In my case this warning was combined with a appearance of a new variable before first column of my data with values -100, 2, 2, 2, ..., a shift in the correspondence between labels and values and the deletion of the last variable. A solution that worked was (using SPSS) to create a new dump variable in the last column of the file, fill it with random values and execute the following code:
(filename is the path to the sav file and in my case the original SPSS file had 62 columns, thus 63 with the additional dumb variable)
library(memisc)
data <- as.data.set(spss.system.file(filename))
copyofdata = data
for(i in 2:63){
names(data)[i] <- names(copyofdata)[i-1]
}
data[[1]] <- NULL
newcopyofdata = data
for(i in 2:62){
labels(data[[i]]) <- labels(newcopyofdata[[i-1]])
}
labels(data[[1]]) <- NULL
Hope the above code will help someone else.
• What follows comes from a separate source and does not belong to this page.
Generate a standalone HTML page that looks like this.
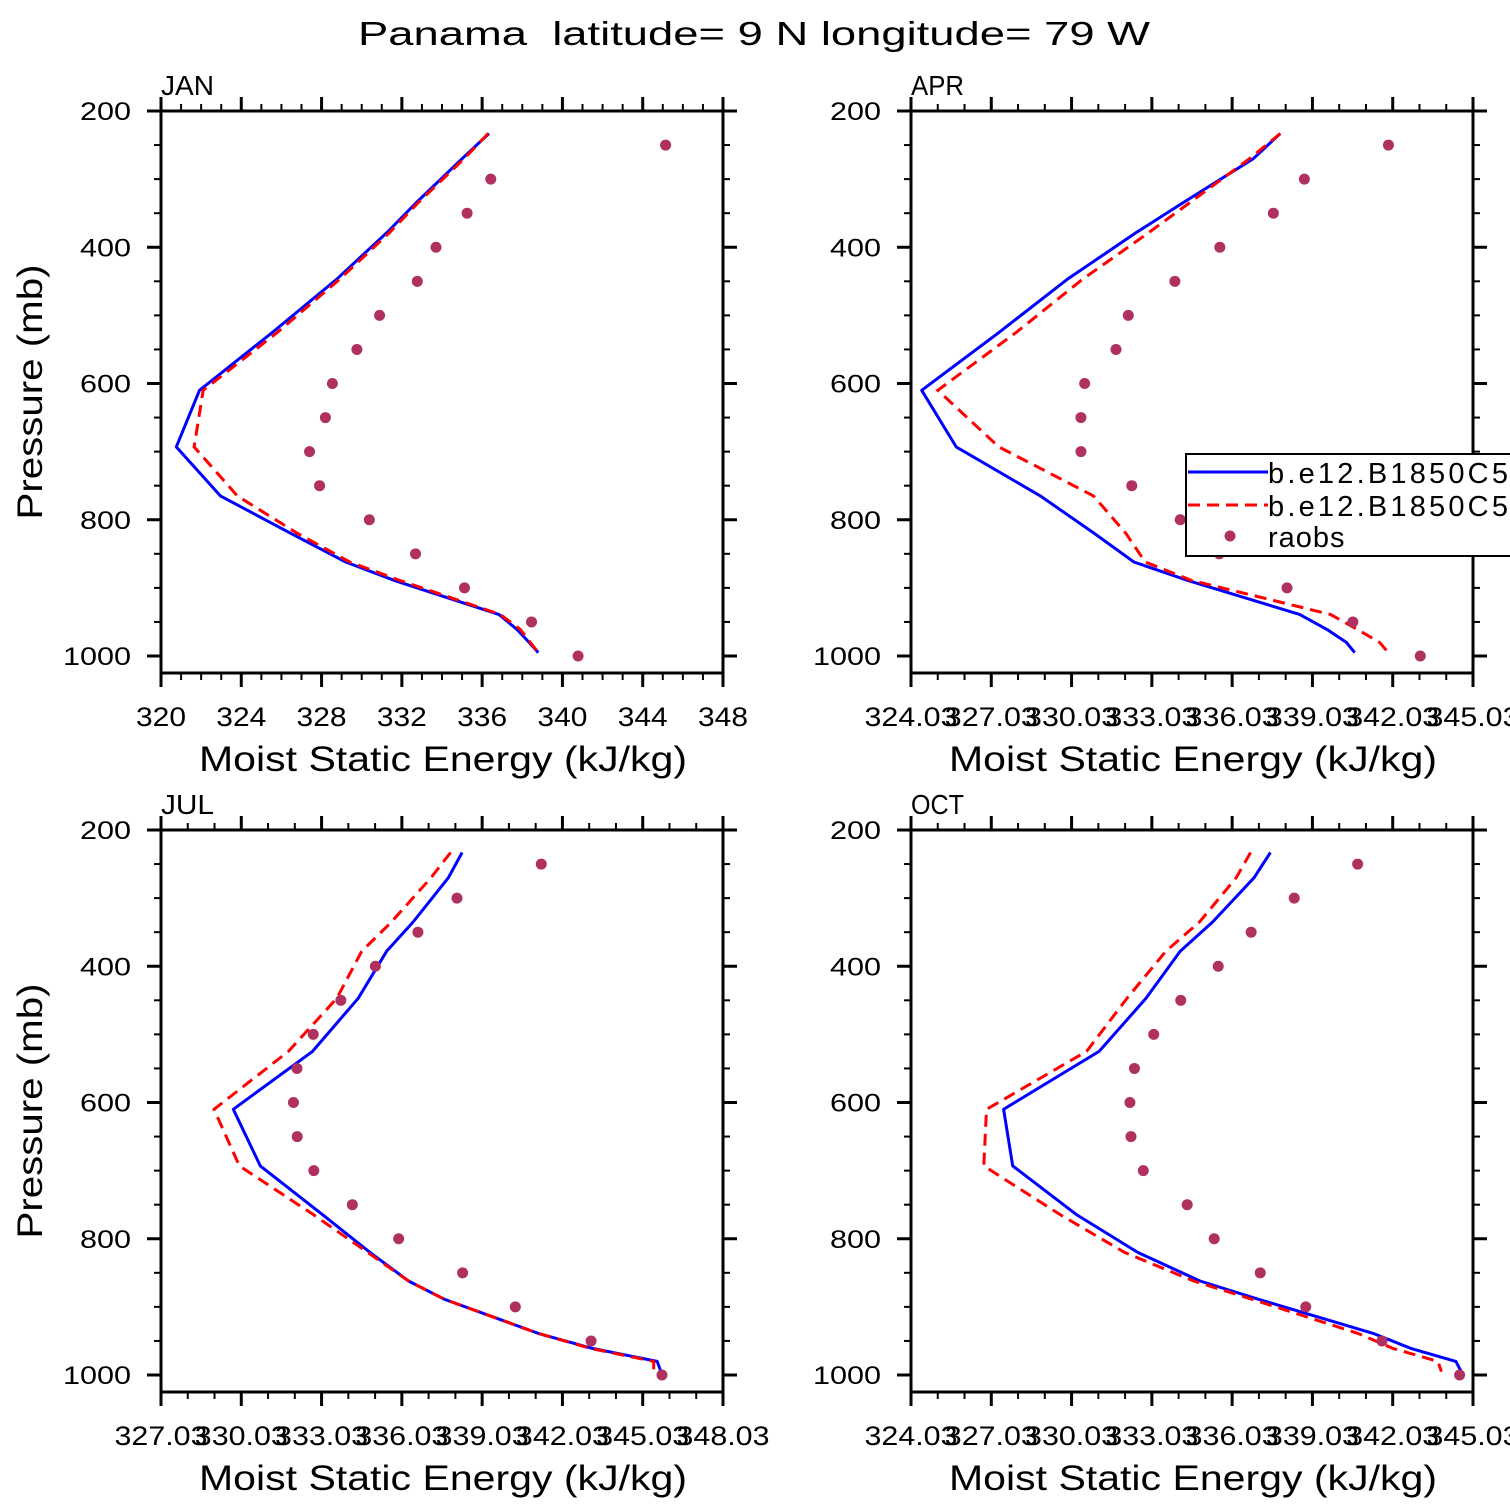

Turn your UNICODE in SPSS off
Open SPSS without any data open and run the code below in your syntax editor
SET UNICODE OFF.
Open the data set and resave it to remove the Unicode
read.spss('yourdata.sav', to.data.frame=T) works correctly then

I just came came across an SPSS file that I couldn't get open using haven, foreign, or memisc, but readspss::read.por did the trick for me:
download.file("http://www.tcd.ie/Political_Science/elections/IMSgeneral92.zip",
"IMSgeneral92.zip")
unzip("IMSgeneral92.zip", exdir = "IMSgeneral92")
# rio, haven, foreign, memisc pkgs don't work on this file! But readspss does:
if(!require(readspss)) remotes::install_git("https://github.com/JanMarvin/readspss.git")
ims92 <- readspss::read.por("IMSgeneral92/IMS_Nov7 92.por", convert.factors = FALSE)
Nice! Thanks, #JanMarvin!

1)
I've found the program, stat-transfer, useful for importing spss and stata files into R.
It resolves the issue you mention by converting spss to R dataset. Also very useful for subsetting super large datasets into smaller portions consumable by R. Not free, but a very useful tool for working with datasets from different programs -- especially if you don't have access to them.
2)
Memisc package also has an spss function worth trying.